- DVD cover
- Directed by: Visu
- Written by: Visu
- Based on: Modi Masthan by Visu
- Produced by: Rajam Balachander Pushpa Kandhasamy
- Starring: S. Ve. Shekher Shanthi Krishna
- Cinematography: N. Balakrishnan
- Edited by: N. R. Kittu
- Music by: M. S. Viswanathan
- Production company: Kavithalayaa Productions
- Release date: 7 May 1982;
- Running time: 141 minutes
- Country: India
- Language: Tamil

= Manal Kayiru =

Manal Kayiru is a 1982 Indian Tamil-language comedy drama film written and directed by Visu in his directorial debut. The film stars S. Ve. Shekher and Shanthi Krishna, with Visu, Manorama, Kishmu and Kuriakose Ranga in supporting roles. It is based on Visu's play Modi Masthan. The film was released on 7 May 1982. It was remade in Kannada as Savira Sullu, in Telugu as Pelli Chesi Chupistham and in Malayalam as Thiruthalvaadi (with the ending changed). A sequel, Manal Kayiru 2, was released in 2016 with Shekar, Visu, and Ranga reprising their roles.

== Plot ==
Kittumani lays down eight conditions which the girl he marries should fulfill. His uncle Naradar Naidu is fed up with looking for a suitable match for him. The eight conditions are as follows-
- As Kittumani is a B.sc, she should have started studying, but should have discontinued it in between.
- She should look pretty only to Kittumani, but not to anyone else.
- She should be bold to withstand thieves, kidnappers, etc.
- She should never weep for any reason.
- She should know how to cook both veg and non-veg as he is a vegetarian and his best friend is a non-vegetarian.
- As he can play Mridangam, she should know how to dance to it.
- Their secrets should be known to each other, but to no one else.
- After Kittumani's death, she should remarry and live happily.

At last, Naradar Naidu finds a girl who is very nice, but unfortunately doesn't fulfill any of Kittumani's condition.

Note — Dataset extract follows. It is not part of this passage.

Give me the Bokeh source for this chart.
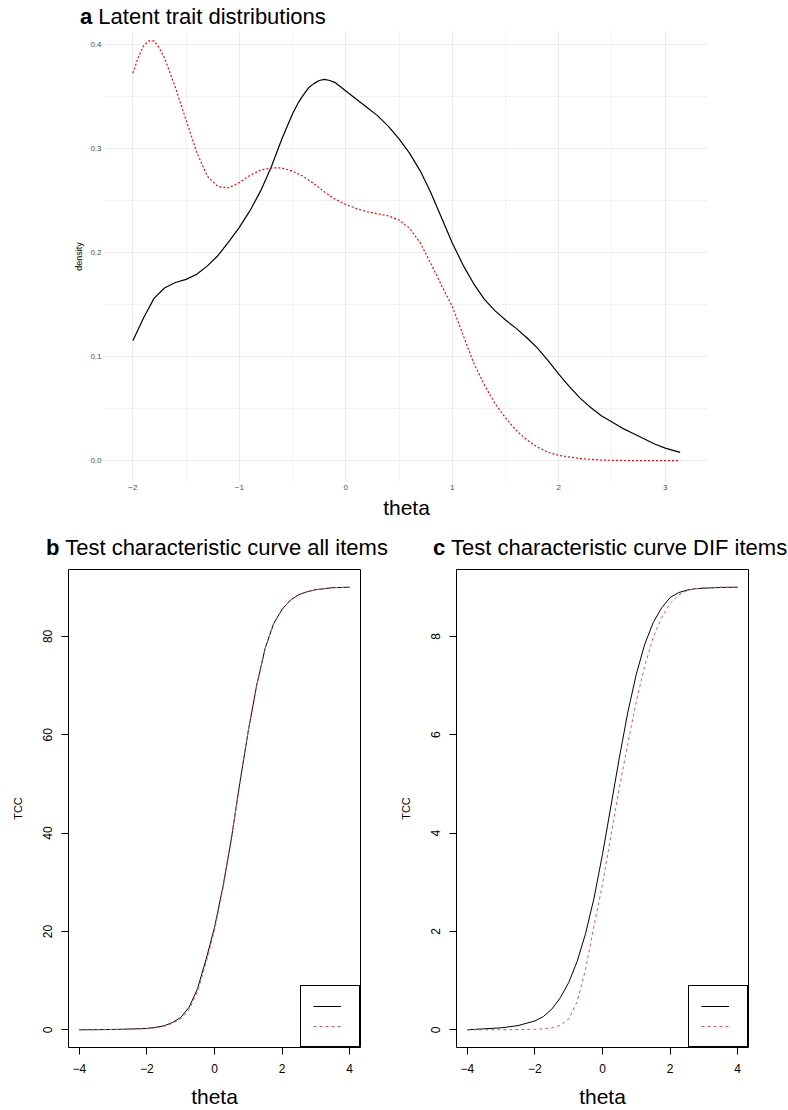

After some zig-zag work, he arranges their marriage. After four days, Kittumani finds that not a single condition has been fulfilled. He plans to send her out of his house, but Naidu, who pretends to support Kittumani, stops him. Later they realise that she is pregnant with Kittumani's child. After his sister is expelled from her husband's house as per Naidu's instructions and his wife is learning and speaking Hindi, Kittumani agrees to let her stay with him. He also has his own selfish reasons as he experiences much trouble cooking. At last they all convince, but Naidu is thrown out of the house as he is said to be the only reason behind the confusion. Naidu reveals that he did this as he, like Kittumani, had placed conditions which should be fulfilled by his fiancée and just before the marriage, he discovered that some conditions had not been fulfilled. The girl had killed herself and from then, Naidu had pledged to save people's lives from these types of issues.

== Cast ==
- S. Ve. Shekher as Kittumani
- Shanthi Krishna as Uma
- Visu as Naradhar Naidu
- Manorama as Durga
- Kishmu as Kamalakannan
- M. R. Rajamani as Manickam Pillai
- Kamala Kamesh as Uma's mother
- Kuriakose Ranga as Lakshmanaswamy and Ramaswamy
- Boopathy as Thangappan

== Production ==
Manal Kayiru is the directorial debut of Visu, and was adapted from his own play Modi Masthan. Maadhu Balaji was initially offered the lead role, but could not accept since his mother gave him permission to act only in stage plays. The role of the character, Kittumani, later went to S. Ve. Shekher.

== Soundtrack ==
Soundtrack was composed by M. S. Viswanathan and lyrics by Vaali.

Track listing
| No. | Title | Singer(s) | Length |
|---|---|---|---|
| 1. | "Ettu Vidha Kattalaigal" | T. M. Soundararajan | 4:05 |
| 2. | "Mandhira Punnagai" | S. P. Balasubrahmanyam, B. S. Sasireka | 3:20 |
| 3. | "Mappillai Sir" | Malaysia Vasudevan, Manorama, Visu | 5:49 |
| Total length: |  |  | 13:14 |

== Release and reception ==
Manal Kayiru was released on 7 May 1982. S. Shivakumar of Mid-Day gave a negative review citing the film "is full of inane situations with double meaning, taking unnecessary digs at politicians and crude insinuations at vulgarity" and also criticised the photography as "uniformly bad" and M. S. Viswanathan's music as "jarring and harsh on the ears". Manjula Ramesh of Kalki criticised Shekher for not being able to emote his anger without making her laugh, but appreciated Visu's acting the most of the cast.

== Sequel ==
The 2016 sequel for the film has Shekar, Visu, and Kuriakose Ranga reprising their roles, with Shekar's son Ashwin portraying the lead role.